Зашли в парадное, Зина поднялась на первую ступеньку:
— Я в детстве, лет в пять, долго-долго болела дизентерией… ужас,— это звучало так, как будто это она всё время рассказывала и продолжает рассказывать о себе, а не Вячик, выпадая из штанов, уже сорок минут пытается завести нормальный разговор.— Меня в изоляторе держали, без родителей, так обидно и горько, но совсем не плакалось… Мне туда книжки, игрушки, цветные карандаши носили, и я там целыми днями сидела на кровати, сейчас бы я, наверно, от такого свихнулась. Иногда эту самую кровать разбирать пыталась — шарики откручивала от спинки. Помню ещё окно на пустую грустную улицу и молодого высокого врача в голубой шапочке и халате: он заходил по несколько раз в день, спрашивал о чём-то, шутил. Кто-то из медсестричек всё повторял, что он, мол, в меня влюбился… я совсем не понимала, что это значит.
— А меня маленького часто оставляли у бабушки, там был старый большой двор, много детей. Они меня беспрерывно дразнили, потому что я тогда ходил в своих первых очках — коричневых, круглых, уродливых. Это потом, спустя много лет, круглые очки стали писком моды, потому что Джон Леннон в подобных ходил, а тогда… только выйдешь, уже вопят: «четыре глаза! четыре глаза!» Больше всего одна белобрысая девчонка старалась. Я отчаялся, не хотел ходить гулять, сидел безвылазно у бабушки на балконе, поглядывая во двор со второго этажа. Ну, а через год увидел эту дуру… в очках с толстенными стёклами, и — честно! — так обрадовался, так обрадовался… Я знаю, что нехорошо этому радоваться, но вспоминаю об этом — и радуюсь. Даже вот сейчас радуюсь…
Вячик замолчал, Зиночка, как бы с пониманием, взяла его под руку, щёчку к его плечу поближе придвинула, и они зашагали вверх по лестнице:
— У меня родители — военные… папа, то есть. Мы в этом городе только шесть лет, когда папа демобилизовался, а то по разным городам жили, и я всегда в разные школы ходила. Дети новичков не любят, сильно издеваются…
— И я… Я теперь в школе работаю, учителем, физику преподаю. Не мог найти работу по специальности, пристроили. Сначала так странно было, когда меня Вячеславом Павловичем называли, а потом привык… Только завуч достаёт, на уроки ко мне всё ходит и ходит. Детки идиотничают, конечно, но что поделать, и к этому тоже привыкнуть можно. Но иногда думаешь: зачем им эта физика, зачем это всё?.. А родители твои… ваши сейчас дома? — опомнился Вячик, вдруг заметив, что они какое-то время уже стоят перед дверью.

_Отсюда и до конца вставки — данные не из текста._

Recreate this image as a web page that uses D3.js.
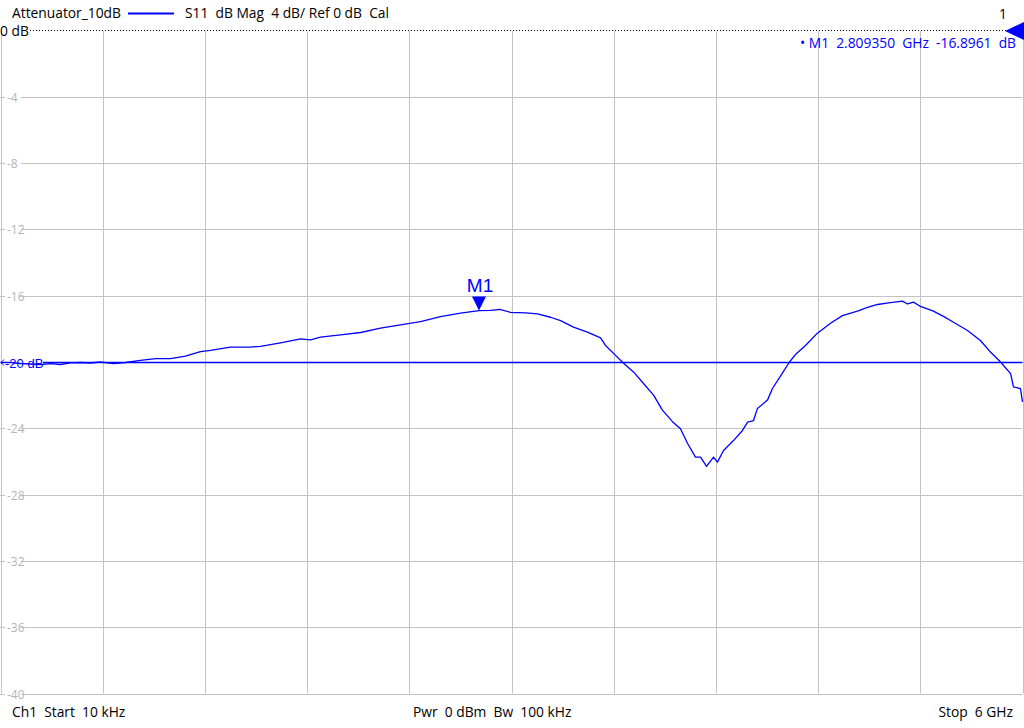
<!DOCTYPE html>
<html><head><meta charset="utf-8">
<script src="https://cdn.jsdelivr.net/npm/d3@7"></script>
<style>body{margin:0;background:#fff}svg{display:block}</style>
</head><body>
<script>
// ---- data ----
const freqGHz = [0.00001,0.059,0.117,0.176,0.235,0.294,0.352,0.411,0.470,0.528,0.587,0.663,0.734,0.822,0.910,0.998,1.086,1.174,1.233,1.350,1.468,1.526,1.644,1.761,1.820,1.879,1.996,2.114,2.231,2.348,2.466,2.583,2.701,2.809,2.877,2.930,2.994,3.082,3.153,3.229,3.288,3.364,3.446,3.523,3.552,3.611,3.658,3.716,3.775,3.834,3.886,3.945,3.992,4.033,4.080,4.110,4.145,4.186,4.209,4.245,4.303,4.356,4.386,4.421,4.444,4.503,4.532,4.579,4.632,4.667,4.726,4.796,4.873,4.943,5.031,5.090,5.149,5.213,5.295,5.325,5.360,5.401,5.477,5.536,5.595,5.677,5.753,5.812,5.871,5.930,5.947,5.988,6.000];
const s11dB = [-20.03,-20.03,-20.09,-20.12,-20.15,-20.10,-20.15,-20.05,-20.03,-20.06,-20.00,-20.10,-20.03,-19.90,-19.80,-19.80,-19.65,-19.37,-19.30,-19.10,-19.10,-19.06,-18.84,-18.60,-18.66,-18.50,-18.36,-18.22,-17.96,-17.76,-17.56,-17.26,-17.05,-16.896,-16.89,-16.83,-17.00,-17.04,-17.10,-17.30,-17.50,-17.90,-18.20,-18.55,-19.00,-19.60,-20.07,-20.60,-21.30,-22.00,-22.90,-23.60,-24.03,-24.90,-25.74,-25.74,-26.30,-25.74,-26.04,-25.34,-24.74,-24.13,-23.63,-23.53,-22.80,-22.30,-21.60,-20.85,-20.00,-19.55,-19.00,-18.26,-17.66,-17.20,-16.93,-16.70,-16.53,-16.43,-16.33,-16.50,-16.39,-16.65,-16.93,-17.25,-17.60,-18.10,-18.70,-19.40,-20.00,-20.70,-21.50,-21.60,-22.40];
const yTicks = [-4,-8,-12,-16,-20,-24,-28,-32,-36,-40];
const xGridGHz = [0,0.6,1.2,1.8,2.4,3.0,3.6,4.2,4.8,5.4,6.0];
const refLineDB = -20;
const marker = {name:"M1", freq:2.809350, value:-16.8961};
const headerLeft = "Attenuator_10dB";
const headerTrace = "S11  dB Mag  4 dB/ Ref 0 dB  Cal";
const footer = ["Ch1  Start  10 kHz", "Pwr  0 dBm  Bw  100 kHz", "Stop  6 GHz"];

// ---- drawing ----
const W = 1024, H = 728;
const FONT = "'Open Sans', 'Noto Sans', sans-serif";
const FS = 13.8;
const svg = d3.select("body").append("svg").attr("width", W).attr("height", H)
  .style("font-family", FONT);

const x = d3.scaleLinear().domain([0, 6]).range([0.5, 1022.5]);
const y = d3.scaleLinear().domain([0, -40]).range([30.5, 693.5]);
const BLUE = "#0000ff", GRID = "#c3c3c3";

// vertical grid
svg.append("g").selectAll("line").data(xGridGHz).join("line")
  .attr("x1", d => Math.round(x(d)) + 0.5).attr("x2", d => Math.round(x(d)) + 0.5)
  .attr("y1", 31).attr("y2", 693.5)
  .attr("stroke", GRID).attr("stroke-width", 1);

// horizontal grid with labels
const hg = svg.append("g");
hg.selectAll("line").data(yTicks.filter(d => d !== refLineDB)).join("line")
  .attr("x1", 0).attr("x2", 1022.5)
  .attr("y1", d => Math.round(y(d)) + 0.5).attr("y2", d => Math.round(y(d)) + 0.5)
  .attr("stroke", GRID);
const lab = hg.selectAll("g.lab").data(yTicks.filter(d => d !== refLineDB)).join("g")
  .attr("transform", d => `translate(0,${Math.round(y(d))})`);
lab.append("rect").attr("x", 5).attr("y", -7).attr("width", 16).attr("height", 14).attr("fill", "#fff");
lab.append("text").attr("x", 7).attr("y", 4.5).attr("font-size", 12).attr("fill", "#b4b4b4")
  .text(d => d);

// top reference (0 dB) dotted line
svg.append("line").attr("x1", 30).attr("x2", 1008).attr("y1", 30.5).attr("y2", 30.5)
  .attr("stroke", "#000").attr("stroke-dasharray", "1,2");
svg.append("text").attr("x", 0).attr("y", 36).attr("font-size", FS).attr("fill", "#000").text("0 dB");
svg.append("path").attr("d", "M1005,31 L1024,22 L1024,40 Z").attr("fill", BLUE);
svg.append("text").attr("x", 1007).attr("y", 19).attr("text-anchor", "end").attr("font-size", FS).attr("fill", "#000").text("1");

// -20 dB blue line
const ry = Math.round(y(refLineDB)) + 0.5;
svg.append("line").attr("x1", 43).attr("x2", 1022.5).attr("y1", ry).attr("y2", ry)
  .attr("stroke", BLUE).attr("stroke-width", 1.3);
svg.append("path").attr("d", `M1,${ry} L4,${ry-3} M1,${ry} L4,${ry+3}`).attr("stroke", BLUE).attr("fill", "none");
svg.append("text").attr("x", 5).attr("y", ry + 5).attr("font-size", 13).attr("fill", BLUE)
  .attr("font-family", "'Liberation Sans', Arial, sans-serif").text("-20 dB");

// trace
const line = d3.line().x((d, i) => x(freqGHz[i])).y(d => y(d)).curve(d3.curveLinear);
svg.append("path").datum(s11dB).attr("d", line).attr("fill", "none")
  .attr("stroke", BLUE).attr("stroke-width", 1.3).attr("stroke-linejoin", "round");

// marker
const mx = x(marker.freq), my = y(marker.value);
svg.append("path").attr("d", `M${mx - 7},${my - 14} L${mx + 7},${my - 14} L${mx},${my} Z`).attr("fill", BLUE);
svg.append("text").attr("x", mx + 1).attr("y", my - 19).attr("text-anchor", "middle")
  .attr("font-size", 19).attr("fill", BLUE).attr("font-family", "'Liberation Sans', Arial, sans-serif").text(marker.name);

// marker readout
svg.append("text").attr("x", 1016).attr("y", 48).attr("text-anchor", "end").attr("font-size", FS)
  .attr("fill", BLUE).style("white-space", "pre")
  .text(`• ${marker.name}  ${marker.freq.toFixed(6)}  GHz  ${marker.value.toFixed(4)}  dB`);

// header
svg.append("text").attr("x", 12).attr("y", 18).attr("font-size", FS).attr("fill", "#000").text(headerLeft);
svg.append("line").attr("x1", 128).attr("x2", 174).attr("y1", 13.5).attr("y2", 13.5).attr("stroke", BLUE).attr("stroke-width", 2);
svg.append("text").attr("x", 185).attr("y", 18).attr("font-size", FS).attr("fill", "#000")
  .style("white-space", "pre").text(headerTrace);

// footer
svg.append("text").attr("x", 12).attr("y", 717).attr("font-size", FS).style("white-space", "pre").text(footer[0]);
svg.append("text").attr("x", 413).attr("y", 717).attr("font-size", FS).style("white-space", "pre").text(footer[1]);
svg.append("text").attr("x", 1013).attr("y", 717).attr("text-anchor", "end").attr("font-size", FS).style("white-space", "pre").text(footer[2]);
</script>
</body></html>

— Что вы сказали? А… Не… Родители не здесь живут. Мы здесь с мужем живём,— Зиночка порылась в сумочке, добывая ключ,— он к Гринбергам не любит ходить, говорит, что они слишком сладенькие, сидит дома, какие-то поделки клепает. Спасибо вам большое, что проводили… Вячеслав. Вы обязательно должны лечиться, обещайте мне! Запускать всякие осложнения нельзя, нельзя…
Дверь открылась, мелькнули красные, под кирпич, обои прихожей, а потом, когда Зиночка повернулась к нему,— такой совсем беззащитный пробор в её тёмных волосах и лёгонький, бледно-серый взгляд: сначала — быстро, прямо на него, и сразу — куда-то вниз… Вячик только что-то успел промычать в ответ — и дверь захлопнулась.
Больше Вячеслав Павлович к Гринбергам никогда не ходил: они приглашали, а он всё отнекивался. Хотя Гринберги-то причём?